The first part of the book examines the general development of the community against the background of Purmerend (chapter 1) and the Modern Devotion (chapter 2). In this, the authors pay specific attention to the institutionalization of the community from a small group of religious and semi-religious women who lived in a private house in a monastery-like community that adopted the third rule of St Francis. Further, attention is paid to how the community was linked with the network of Devouts in the northern part of Holland (chapter 3).

A second part focuses on the community’s functioning. The fourth chapter concentrates on the members of the community and attempts to shed light on the socio-economic capital and background of the women. The main conclusions are that St Ursula was a relatively small community and with the exception of some sisters, most women possessed limited or no resources and mainly originated from the local region. Besides the women there were also male associates to the community (like confessors and chaplains) and so-called ‘andere devote maagden’ – other devout virgins, who took no vows, but were associated with the community. A fifth chapter examines the internal spiritual life of the women religious that focused on the liturgy of the hours, intercessory prayer and memory. Crucial for this argumentation is a book of hours kept in the British Library, which the author convincingly attributes to the community. The following chapter focuses on the economic resources of the community: St Ursula was a rather small and poor community that gained most of its resources from leasing.

A last part examines the growth of the community in the fifteenth century and the growing friction with the local government in the sixteenth. Chapter 8 builds further on the latter line of enquiry by developing the abolishment of the community against the background of the Reformation. Nevertheless, the end of the community did not mean the end of catholic presence in Purmerend. Most former sisters of St Ursula stayed in the town and were treated relatively well (they continued to receive an alimentation). Also in the centuries that followed Catholics were able to perform – although discreetly – their religion, and was the memory of the St Ursula convent preserved (chapter 9). Proceeding from archaeological and landscape research, the last chapter provides a reconstruction of the community.

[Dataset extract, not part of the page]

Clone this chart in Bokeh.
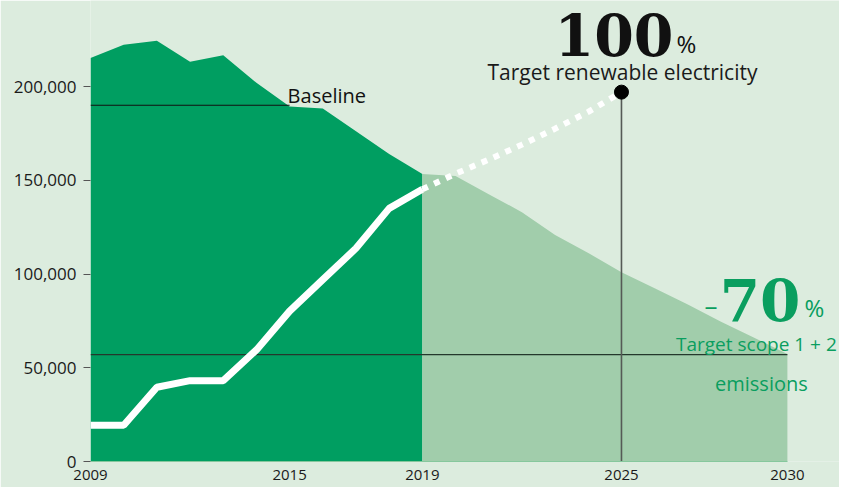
from bokeh.plotting import figure
from bokeh.models import FixedTicker, NumeralTickFormatter, Label, Range1d
from bokeh.embed import file_html
from bokeh.resources import INLINE

# ---------------- data ----------------
years_hist = [2009, 2010, 2011, 2012, 2013, 2014, 2015, 2016, 2017, 2018, 2019]
emissions_hist = [215200, 222300, 224400, 213200, 216700, 202000, 189300, 188300, 176100, 164000, 153300]
renewable_hist = [19300, 19300, 39600, 43100, 43100, 59500, 80200, 97000, 113700, 135000, 145200]

years_fc = [2019, 2020, 2021, 2022, 2023, 2024, 2025, 2026, 2027, 2028, 2029, 2030]
emissions_fc = [153300, 152300, 142600, 133000, 120800, 111200, 101000, 92400, 83800, 74600, 66000, 57400]

years_target = [2019, 2020, 2021, 2022, 2023, 2024, 2025]
renewable_target = [145200, 153500, 161000, 169000, 177500, 186500, 197000]

baseline_value = 190000
baseline_years = [2009, 2015]
target_value = 57000
target_years = [2009, 2030]

x_ticks = [2009, 2015, 2019, 2025, 2030]
y_ticks = [0, 50000, 100000, 150000, 200000]

# ---------------- style ----------------
BG = "#dcecde"
DARK = "#009e61"
LIGHT = "#a1cdab"
GREEN_TXT = "#0a9e5f"
SANS = "Open Sans"
SERIF = "DejaVu Serif"

p = figure(width=839, height=487, output_backend="svg", toolbar_location=None,
           x_range=Range1d(years_hist[0], 2031.57), y_range=Range1d(0, 245867),
           min_border_left=90, min_border_right=0, min_border_top=0, min_border_bottom=26)
p.background_fill_color = BG
p.border_fill_color = BG
p.outline_line_color = None
p.xgrid.grid_line_color = None
p.ygrid.grid_line_color = None

# areas
p.varea(x=years_hist, y1=0, y2=emissions_hist, fill_color=DARK)
p.varea(x=years_fc, y1=0, y2=emissions_fc, fill_color=LIGHT)

# reference lines
p.line(x=baseline_years, y=[baseline_value] * 2, line_color="#111111", line_width=1.2)
p.line(x=target_years, y=[target_value] * 2, line_color="#24382c", line_width=1.2)
p.segment(x0=[years_target[-1]], y0=[0], x1=[years_target[-1]], y1=[renewable_target[-1]],
          line_color="#555a56", line_width=1.6)

# renewable lines
p.line(x=years_hist, y=renewable_hist, line_color="white", line_width=7)
p.line(x=years_target, y=renewable_target, line_color="white", line_width=6, line_dash="6 7")
p.scatter(x=[years_target[-1]], y=[renewable_target[-1]], size=14, color="black")

# axes
p.xaxis.ticker = FixedTicker(ticks=x_ticks)
p.xaxis.major_tick_line_color = None
p.xaxis.minor_tick_line_color = None
p.xaxis.axis_line_color = "#86c89d"
p.xaxis.bounds = (target_years[0], target_years[1])
p.xaxis.major_label_standoff = 2
p.xaxis.major_label_text_font = SANS
p.xaxis.major_label_text_font_size = "15px"
p.xaxis.major_label_text_color = "#1a1a1a"

p.yaxis.ticker = FixedTicker(ticks=y_ticks)
p.yaxis.formatter = NumeralTickFormatter(format="0,0")
p.yaxis.axis_line_color = None
p.yaxis.minor_tick_line_color = None
p.yaxis.major_tick_in = 0
p.yaxis.major_tick_out = 7
p.yaxis.major_tick_line_color = "#555555"
p.yaxis.major_label_standoff = 7
p.yaxis.major_label_text_font = SANS
p.yaxis.major_label_text_font_size = "17px"
p.yaxis.major_label_text_color = "#1a1a1a"

# annotations
def lab(x, y, text, dx, dy, align, size, color, font=SANS, style="normal"):
    p.add_layout(Label(x=x, y=y, text=text, x_offset=dx, y_offset=dy, text_align=align,
                       text_baseline="alphabetic", text_font=font, text_font_size=size,
                       text_color=color, text_font_style=style))

tx, ty = years_target[-1], renewable_target[-1]
lab(tx, ty, "100", 52, 58, "right", "57px", "#111111", SERIF, "bold")
lab(tx, ty, "%", 55, 49, "left", "24px", "#111111")
lab(tx, ty, "Target renewable electricity", 1, 20, "center", "21px", "#1a1a1a")

gx, gy = target_years[1], target_value
lab(gx, gy, "70", 13, 55, "right", "58px", GREEN_TXT, SERIF, "bold")
lab(gx, gy, "\u2013", -70, 50, "right", "26px", GREEN_TXT)
lab(gx, gy, "%", 17, 47, "left", "24px", GREEN_TXT)
lab(gx, gy, "Target scope 1 + 2", -31, 11, "center", "19px", GREEN_TXT)
lab(gx, gy, "emissions", -26, -29, "center", "20px", GREEN_TXT)

lab(baseline_years[1], baseline_value, "Baseline", -2, 10, "left", "20px", "#111111")

open("out.html", "w").write(file_html(p, INLINE))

Vrouwen en vroomheid is a welcome contribution to the field of female or gendered experiences of the Modern Devotion in North-Holland. With its strong focus on the local embedment of the community, the book provides a thorough case study of how the ideals of the Modern Devotion were expressed within a local community. However, such a local focus also entails the danger that key questions about the (a)typicality of the community remain unanswered. Although the authors regularly refer to broader tendencies, a more comparative approach could have positioned the community of St Ursula within its broader religious landscape. For example, throughout the book the authors point to several peculiarities of St Ursula and local interpretations of the monastic rules, but fail to answer to which extent these ambiguities were unique to the community. Furthermore, they mainly define these peculiarities as typical for the initial experimental phase of the Modern Devotion, but at the same time note that some of these local adaptations continued to exist (as for example the earlier mentioned ‘other devout women’ and the ambiguity regarding the vow of poverty of the women religious). This raises additional questions regarding the local variations of the ideals and rules concerning the Modern Devotion; these questions are not sufficiently addressed in this contribution. That said, the accessible and comprehensible character of the book deserve praise (especially because of the included glossary and the edition of a couple of key sources). In doing so, this book opens up historical and archeological research on late medieval female religiosity to a wider audience. In sum, Vrouwen en vroomheid is an accessible contribution to the field of late medieval female spirituality, that provides exiting material for further comparative research on female members of the Devotio Moderna in Holland.